# What you need to do:
Copy out the listing that follows exactly, dropping every picture.
————
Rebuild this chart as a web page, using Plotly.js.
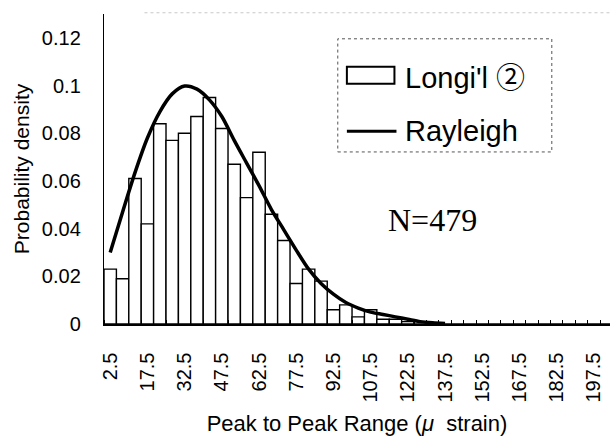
<!DOCTYPE html>
<html>
<head>
<meta charset="utf-8">
<script src="https://cdn.plot.ly/plotly-3.0.1.min.js"></script>
<style>
  html, body { margin: 0; padding: 0; background: #fff; }
  #chart { width: 610px; height: 438px; }
</style>
</head>
<body>
<div id="chart"></div>
<script>
// Bin centres of the peak-to-peak range histogram (micro-strain, 5 wide)
const binCenters = [
  2.5, 7.5, 12.5, 17.5, 22.5, 27.5, 32.5, 37.5, 42.5, 47.5,
  52.5, 57.5, 62.5, 67.5, 72.5, 77.5, 82.5, 87.5, 92.5, 97.5,
  102.5, 107.5, 112.5, 117.5, 122.5, 127.5, 132.5, 137.5, 142.5, 147.5,
  152.5, 157.5, 162.5, 167.5, 172.5, 177.5, 182.5, 187.5, 192.5, 197.5,
  202.5
];

// Measured probability density per bin (Longi'l 2, N=479)
const measuredDensity = [
  0.023, 0.019, 0.061, 0.042, 0.084, 0.077, 0.080, 0.087, 0.095, 0.082,
  0.067, 0.053, 0.072, 0.046, 0.035, 0.017, 0.023, 0.018, 0.006, 0.008,
  0.003, 0.006, 0.002, 0.002, 0.001, 0.001, 0, 0, 0, 0,
  0, 0, 0, 0, 0, 0, 0, 0, 0, 0,
  0
];

// Fitted Rayleigh density at the bin centres
const rayleighX = [
  2.5, 7.5, 12.5, 17.5, 22.5, 27.5, 32.5, 37.5, 42.5, 47.5,
  52.5, 57.5, 62.5, 67.5, 72.5, 77.5, 82.5, 87.5, 92.5, 97.5,
  102.5, 107.5, 112.5, 117.5, 122.5, 127.5, 132.5, 137.5
];
const rayleighDensity = [
  0.030, 0.047, 0.0635, 0.078, 0.089, 0.0965, 0.0998, 0.0985, 0.094, 0.087,
  0.077, 0.0675, 0.058, 0.048, 0.0395, 0.031, 0.023, 0.017, 0.0125, 0.009,
  0.0067, 0.005, 0.004, 0.003, 0.002, 0.001, 0.0005, 0.0002
];

// Labelled ticks on the x axis (every third bin)
const xTickValues = [2.5, 17.5, 32.5, 47.5, 62.5, 77.5, 92.5, 107.5, 122.5, 137.5, 152.5, 167.5, 182.5, 197.5];
const xTickText = ['2.5', '17.5', '32.5', '47.5', '62.5', '77.5', '92.5', '107.5', '122.5', '137.5', '152.5', '167.5', '182.5', '197.5'];

const yTickValues = [0, 0.02, 0.04, 0.06, 0.08, 0.1, 0.12];
const yTickText = ['0', '0.02', '0.04', '0.06', '0.08', '0.1', '0.12'];

const seriesNames = ["Longi'l ②", 'Rayleigh'];

const sans = 'Liberation Sans, Arial, sans-serif';

// The circled digit is set in a CJK face so it sits at full glyph height
function legendLabel(name) {
  return name.replace('②', '<span style="font-family:\'Noto Sans CJK JP\'">②</span>');
}

const traces = [
  {
    type: 'bar',
    name: seriesNames[0],
    x: binCenters,
    y: measuredDensity,
    width: 5,
    marker: { color: '#ffffff', line: { color: '#000000', width: 1.4 } },
    showlegend: false,
    hoverinfo: 'x+y'
  },
  {
    type: 'scatter',
    mode: 'lines',
    name: seriesNames[1],
    x: rayleighX,
    y: rayleighDensity,
    line: { color: '#000000', width: 3.5, shape: 'spline', smoothing: 0.8 },
    showlegend: false
  }
];

// Legend panel (dashed frame, swatch, line sample and labels)
const lgL = 0.462, lgR = 0.885, lgT = 0.92, lgB = 0.555;
const shapes = [
  { type: 'line', xref: 'paper', yref: 'paper', x0: 0.08, x1: 1, y0: 1.004, y1: 1.004,
    line: { color: '#c8c8c8', width: 1, dash: 'dot' } },
  { type: 'rect', xref: 'paper', yref: 'paper', x0: lgL, x1: lgR, y0: lgB, y1: lgT,
    line: { color: '#555555', width: 1, dash: 'dot' }, fillcolor: 'rgba(255,255,255,1)', layer: 'above' },
  { type: 'rect', xref: 'paper', yref: 'paper', x0: 0.480, x1: 0.574, y0: 0.775, y1: 0.83,
    line: { color: '#000000', width: 2 }, fillcolor: '#ffffff', layer: 'above' },
  { type: 'line', xref: 'paper', yref: 'paper', x0: 0.480, x1: 0.578, y0: 0.622, y1: 0.622,
    line: { color: '#000000', width: 3 }, layer: 'above' }
];

const annotations = [
  { xref: 'paper', yref: 'paper', x: 0.59, y: 0.802, xanchor: 'left', yanchor: 'middle',
    text: legendLabel(seriesNames[0]), showarrow: false, font: { family: sans, size: 29, color: '#000' } },
  { xref: 'paper', yref: 'paper', x: 0.59, y: 0.622, xanchor: 'left', yanchor: 'middle',
    text: seriesNames[1], showarrow: false, font: { family: sans, size: 29, color: '#000' } },
  { xref: 'paper', yref: 'paper', x: 0.649, y: 0.335, xanchor: 'center', yanchor: 'middle',
    text: 'N=479', showarrow: false, font: { family: 'Liberation Serif, Times New Roman, serif', size: 32, color: '#000' } }
];

const layout = {
  width: 610,
  height: 438,
  margin: { l: 104, r: 0, t: 14, b: 114 },
  paper_bgcolor: '#ffffff',
  plot_bgcolor: '#ffffff',
  showlegend: false,
  bargap: 0,
  xaxis: {
    type: 'linear',
    range: [0, 204],
    tickmode: 'array',
    tickvals: xTickValues,
    ticktext: xTickText,
    tickangle: -90,
    ticks: '',
    ticklabelstandoff: 19,
    tickfont: { family: sans, size: 20, color: '#000' },
    showgrid: false,
    zeroline: false,
    showline: true,
    linecolor: '#000000',
    linewidth: 1.5,
    minor: { ticks: 'inside', ticklen: 4, tickwidth: 1, tickcolor: '#000', tick0: 0, dtick: 5, showgrid: false },
    title: { text: 'Peak to Peak Range (<i>μ</i>\u00a0 strain)', font: { family: sans, size: 22, color: '#000' }, standoff: 14 }
  },
  yaxis: {
    range: [0, 0.130],
    tickmode: 'array',
    tickvals: yTickValues,
    ticktext: yTickText,
    ticks: '',
    ticklabelstandoff: 18,
    tickfont: { family: sans, size: 20, color: '#000' },
    showgrid: false,
    zeroline: false,
    showline: true,
    linecolor: '#000000',
    linewidth: 1.2,
    title: { text: 'Probability density', font: { family: sans, size: 21, color: '#000' }, standoff: 6 }
  },
  shapes: shapes,
  annotations: annotations
};

Plotly.newPlot('chart', traces, layout, { staticPlot: true, displayModeBar: false });
</script>
</body>
</html>
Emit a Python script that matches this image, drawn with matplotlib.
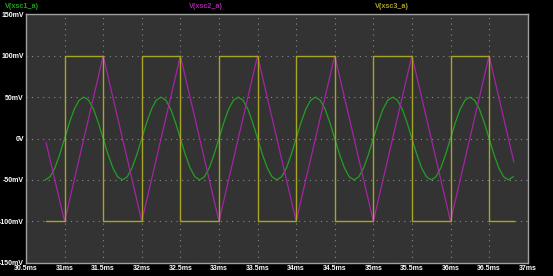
————
# Task solution:
Rebuild this chart as a web page, using Plotly.js.
<!DOCTYPE html>
<html>
<head>
<meta charset="utf-8">
<script src="https://cdn.plot.ly/plotly-3.0.1.min.js"></script>
<style>
  html, body { margin: 0; padding: 0; background: #fff; }
  #chart { width: 610px; height: 438px; }
</style>
</head>
<body>
<div id="chart"></div>
<script>
// Bin centres of the peak-to-peak range histogram (micro-strain, 5 wide)
const binCenters = [
  2.5, 7.5, 12.5, 17.5, 22.5, 27.5, 32.5, 37.5, 42.5, 47.5,
  52.5, 57.5, 62.5, 67.5, 72.5, 77.5, 82.5, 87.5, 92.5, 97.5,
  102.5, 107.5, 112.5, 117.5, 122.5, 127.5, 132.5, 137.5, 142.5, 147.5,
  152.5, 157.5, 162.5, 167.5, 172.5, 177.5, 182.5, 187.5, 192.5, 197.5,
  202.5
];

// Measured probability density per bin (Longi'l 2, N=479)
const measuredDensity = [
  0.023, 0.019, 0.061, 0.042, 0.084, 0.077, 0.080, 0.087, 0.095, 0.082,
  0.067, 0.053, 0.072, 0.046, 0.035, 0.017, 0.023, 0.018, 0.006, 0.008,
  0.003, 0.006, 0.002, 0.002, 0.001, 0.001, 0, 0, 0, 0,
  0, 0, 0, 0, 0, 0, 0, 0, 0, 0,
  0
];

// Fitted Rayleigh density at the bin centres
const rayleighX = [
  2.5, 7.5, 12.5, 17.5, 22.5, 27.5, 32.5, 37.5, 42.5, 47.5,
  52.5, 57.5, 62.5, 67.5, 72.5, 77.5, 82.5, 87.5, 92.5, 97.5,
  102.5, 107.5, 112.5, 117.5, 122.5, 127.5, 132.5, 137.5
];
const rayleighDensity = [
  0.030, 0.047, 0.0635, 0.078, 0.089, 0.0965, 0.0998, 0.0985, 0.094, 0.087,
  0.077, 0.0675, 0.058, 0.048, 0.0395, 0.031, 0.023, 0.017, 0.0125, 0.009,
  0.0067, 0.005, 0.004, 0.003, 0.002, 0.001, 0.0005, 0.0002
];

// Labelled ticks on the x axis (every third bin)
const xTickValues = [2.5, 17.5, 32.5, 47.5, 62.5, 77.5, 92.5, 107.5, 122.5, 137.5, 152.5, 167.5, 182.5, 197.5];
const xTickText = ['2.5', '17.5', '32.5', '47.5', '62.5', '77.5', '92.5', '107.5', '122.5', '137.5', '152.5', '167.5', '182.5', '197.5'];

const yTickValues = [0, 0.02, 0.04, 0.06, 0.08, 0.1, 0.12];
const yTickText = ['0', '0.02', '0.04', '0.06', '0.08', '0.1', '0.12'];

const seriesNames = ["Longi'l ②", 'Rayleigh'];

const sans = 'Liberation Sans, Arial, sans-serif';

// The circled digit is set in a CJK face so it sits at full glyph height
function legendLabel(name) {
  return name.replace('②', '<span style="font-family:\'Noto Sans CJK JP\'">②</span>');
}

const traces = [
  {
    type: 'bar',
    name: seriesNames[0],
    x: binCenters,
    y: measuredDensity,
    width: 5,
    marker: { color: '#ffffff', line: { color: '#000000', width: 1.4 } },
    showlegend: false,
    hoverinfo: 'x+y'
  },
  {
    type: 'scatter',
    mode: 'lines',
    name: seriesNames[1],
    x: rayleighX,
    y: rayleighDensity,
    line: { color: '#000000', width: 3.5, shape: 'spline', smoothing: 0.8 },
    showlegend: false
  }
];

// Legend panel (dashed frame, swatch, line sample and labels)
const lgL = 0.462, lgR = 0.885, lgT = 0.92, lgB = 0.555;
const shapes = [
  { type: 'line', xref: 'paper', yref: 'paper', x0: 0.08, x1: 1, y0: 1.004, y1: 1.004,
    line: { color: '#c8c8c8', width: 1, dash: 'dot' } },
  { type: 'rect', xref: 'paper', yref: 'paper', x0: lgL, x1: lgR, y0: lgB, y1: lgT,
    line: { color: '#555555', width: 1, dash: 'dot' }, fillcolor: 'rgba(255,255,255,1)', layer: 'above' },
  { type: 'rect', xref: 'paper', yref: 'paper', x0: 0.480, x1: 0.574, y0: 0.775, y1: 0.83,
    line: { color: '#000000', width: 2 }, fillcolor: '#ffffff', layer: 'above' },
  { type: 'line', xref: 'paper', yref: 'paper', x0: 0.480, x1: 0.578, y0: 0.622, y1: 0.622,
    line: { color: '#000000', width: 3 }, layer: 'above' }
];

const annotations = [
  { xref: 'paper', yref: 'paper', x: 0.59, y: 0.802, xanchor: 'left', yanchor: 'middle',
    text: legendLabel(seriesNames[0]), showarrow: false, font: { family: sans, size: 29, color: '#000' } },
  { xref: 'paper', yref: 'paper', x: 0.59, y: 0.622, xanchor: 'left', yanchor: 'middle',
    text: seriesNames[1], showarrow: false, font: { family: sans, size: 29, color: '#000' } },
  { xref: 'paper', yref: 'paper', x: 0.649, y: 0.335, xanchor: 'center', yanchor: 'middle',
    text: 'N=479', showarrow: false, font: { family: 'Liberation Serif, Times New Roman, serif', size: 32, color: '#000' } }
];

const layout = {
  width: 610,
  height: 438,
  margin: { l: 104, r: 0, t: 14, b: 114 },
  paper_bgcolor: '#ffffff',
  plot_bgcolor: '#ffffff',
  showlegend: false,
  bargap: 0,
  xaxis: {
    type: 'linear',
    range: [0, 204],
    tickmode: 'array',
    tickvals: xTickValues,
    ticktext: xTickText,
    tickangle: -90,
    ticks: '',
    ticklabelstandoff: 19,
    tickfont: { family: sans, size: 20, color: '#000' },
    showgrid: false,
    zeroline: false,
    showline: true,
    linecolor: '#000000',
    linewidth: 1.5,
    minor: { ticks: 'inside', ticklen: 4, tickwidth: 1, tickcolor: '#000', tick0: 0, dtick: 5, showgrid: false },
    title: { text: 'Peak to Peak Range (<i>μ</i>\u00a0 strain)', font: { family: sans, size: 22, color: '#000' }, standoff: 14 }
  },
  yaxis: {
    range: [0, 0.130],
    tickmode: 'array',
    tickvals: yTickValues,
    ticktext: yTickText,
    ticks: '',
    ticklabelstandoff: 18,
    tickfont: { family: sans, size: 20, color: '#000' },
    showgrid: false,
    zeroline: false,
    showline: true,
    linecolor: '#000000',
    linewidth: 1.2,
    title: { text: 'Probability density', font: { family: sans, size: 21, color: '#000' }, standoff: 6 }
  },
  shapes: shapes,
  annotations: annotations
};

Plotly.newPlot('chart', traces, layout, { staticPlot: true, displayModeBar: false });
</script>
</body>
</html>
Emit a Python script that matches this image, drawn with matplotlib.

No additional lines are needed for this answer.